The area in question, designated a Brownfield Opportunity Area, encompasses the Orchard neighborhood of Glen Cove and surrounding areas, including Cedar Swamp Road, the Sea Cliff Avenue industrial corridor and the Glen Street Long Island Rail Road Station.
Kathy Eiseman, a partner at the planning firm Nelson, Pope and Voorhis, led the presentation. She provided council members with a printout of the details of the draft plan so they could follow along as she summarized aloud. This reporter asked for a copy of the printout, but was told by Ann Fangmann, the Community Development Agency’s executive director, “We aren’t giving these out to the public.” The Herald Gazette has obtained the document through a Freedom of Information Act request.

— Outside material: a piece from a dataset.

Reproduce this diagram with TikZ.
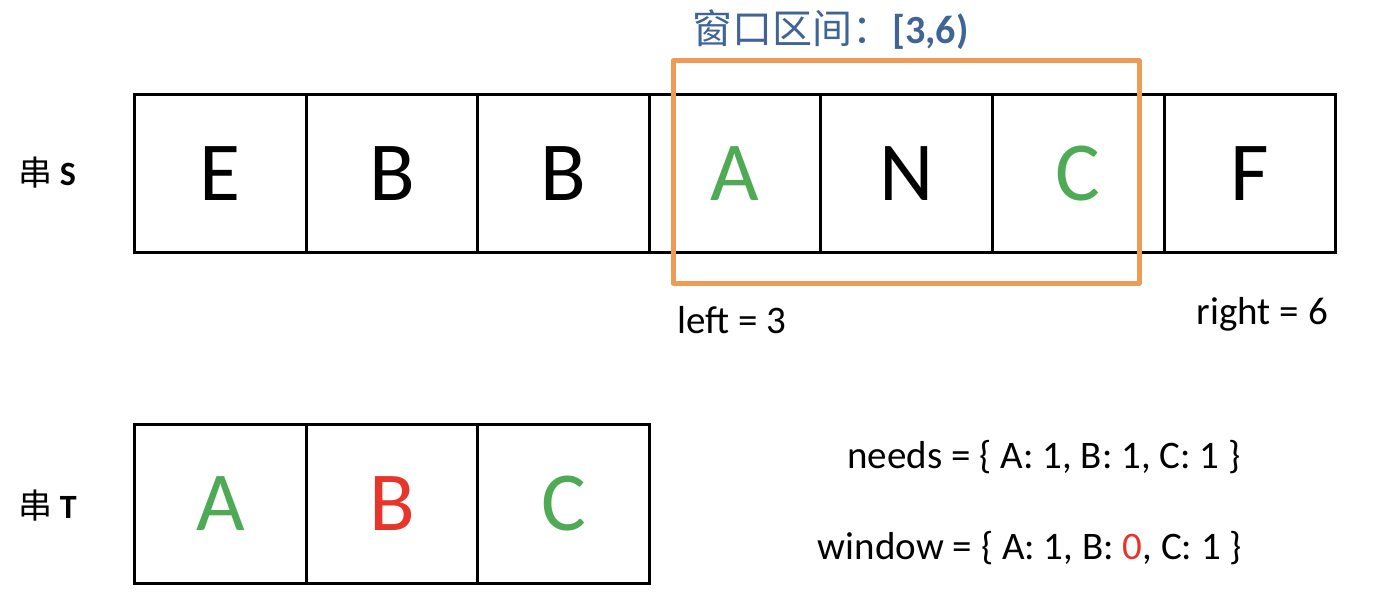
\documentclass[tikz,border=0pt]{standalone}
\usepackage{fontspec}
\setmainfont{Carlito}
\newfontfamily\cjk{Noto Sans CJK SC}
\definecolor{cgreen}{HTML}{4EAA55}
\definecolor{cred}{HTML}{E8352A}
\definecolor{corange}{HTML}{EF9B55}
\definecolor{cblue}{HTML}{3E6596}
\tikzset{
  cell/.style={draw=black, line width=3pt, minimum width=171.6pt, minimum height=158pt, inner sep=0pt, anchor=north west, font=\fontsize{84}{84}\selectfont},
  lbl/.style={inner sep=0pt, font=\fontsize{39}{39}\selectfont},
  rowlbl/.style={inner sep=0pt, font=\fontsize{34}{34}\selectfont},
}
\begin{document}
\begin{tikzpicture}[x=1pt,y=-1pt]
\useasboundingbox (0,0) rectangle (1376,602);
% string S
\foreach \ch/\col [count=\i from 0] in {E/black,B/black,B/black,A/cgreen,N/black,C/cgreen,F/black}{
  \node[cell, text=\col] (s\i) at (133+171.6*\i,93) {\ch};
}
% string T
\foreach \ch/\col [count=\i from 0] in {A/cgreen,B/cred,C/cgreen}{
  \node[cell, text=\col, minimum height=159pt] (t\i) at (133+171.7*\i,423) {\ch};
}
% window
\draw[corange, line width=5pt, line join=round] (673,61) rectangle (1139,283);
\node[inner sep=0pt, anchor=west, text=cblue, font=\fontsize{40}{40}\selectfont] (title) at (692,30) {{\cjk 窗口区间：}\textbf{[3,6)}};
% row labels
\node[rowlbl, anchor=west] (ls) at (18,173) {{\cjk 串} \textbf{S}};
\node[rowlbl, anchor=west] (lt) at (18,506) {{\cjk 串} \textbf{T}};
% pointers
\node[lbl, anchor=west] (left) at (677,320) {left = 3};
\node[lbl, anchor=east] (right) at (1328,314) {right = 6};
% maps
\node[lbl] (needs) at (1044,457) {needs = \{ A: 1, B: 1, C: 1 \}};
\node[lbl] (window) at (1030,548) {window = \{ A: 1, B: \textcolor{cred}{0}, C: 1 \}};
\end{tikzpicture}
\end{document}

The most heavily residential section of the area is the Orchard, measuring less than one square mile, where rentals outnumber ownership by approximately two to one. One element of the plan, as Eiseman described it, would be to modify building codes to allow four townhouses, “almost like brownstones,” she said, on each 9,500 square feet, or two parcels’ worth, of land. Under current regulations, developers would need to merge three parcels in order to do that.
Beyond that, said Eiseman’s co-presenter, Max Stach, also a partner at Nelson, Pope and Voorhis, given the area’s “narrow streets and parking requirements … You really can’t do more than a single-family home” on those lots. “You need to have a certain amount of property before you can fit everything,” Stach said.
Councilwoman Pamela Panzenbeck asked Eiseman and Stach, “What happens to all the little homes that are in the neighborhood?” if the plan moves forward.
Ultimately, Eiseman said, “It would require those to be demolished and sold.” Councilman Kevin Maccarone said the owners would probably have to be bought out.
Stach said, in the context of “incentivizing development,” that the city could increase its code enforcement efforts in the Orchard neighborhood, specifically against those residences that were illegally housing “more than two families, maybe under the table.” He did not clarify how more code enforcement would lead to development.
In addition to the Orchard, the draft implementation plan recommends mixed-use, “transit oriented development” near the Glen Street train station, and a “retail regional commercial center, and possibly light industrial space,” along the Sea Cliff Avenue corridor, pending remediation of the three contaminated superfund sites there.
A final draft of the implementation plan should be ready for the City Council’s approval by December, according to Eiseman.
“The reason that you’re just seeing us now,” she told the council, “is that we just finished the [plan], but we’ve been working on this stuff for a while.” She cited the recent sale of the Coles school, which the Brownfield Opportunity Area steering committee — comprising state and local agencies and stakeholders — has apparently played a part in.
She added, “We’ve been working with the city for two and a half years on implementation.”
Once the plan is approved, Eiseman said, a series of other benchmarks, particularly zoning adjustments, must be made before a state-defined July 2019 deadline. The consequences of missing the deadline are unclear, but Eiseman said she believed the city could meet its requirements by March.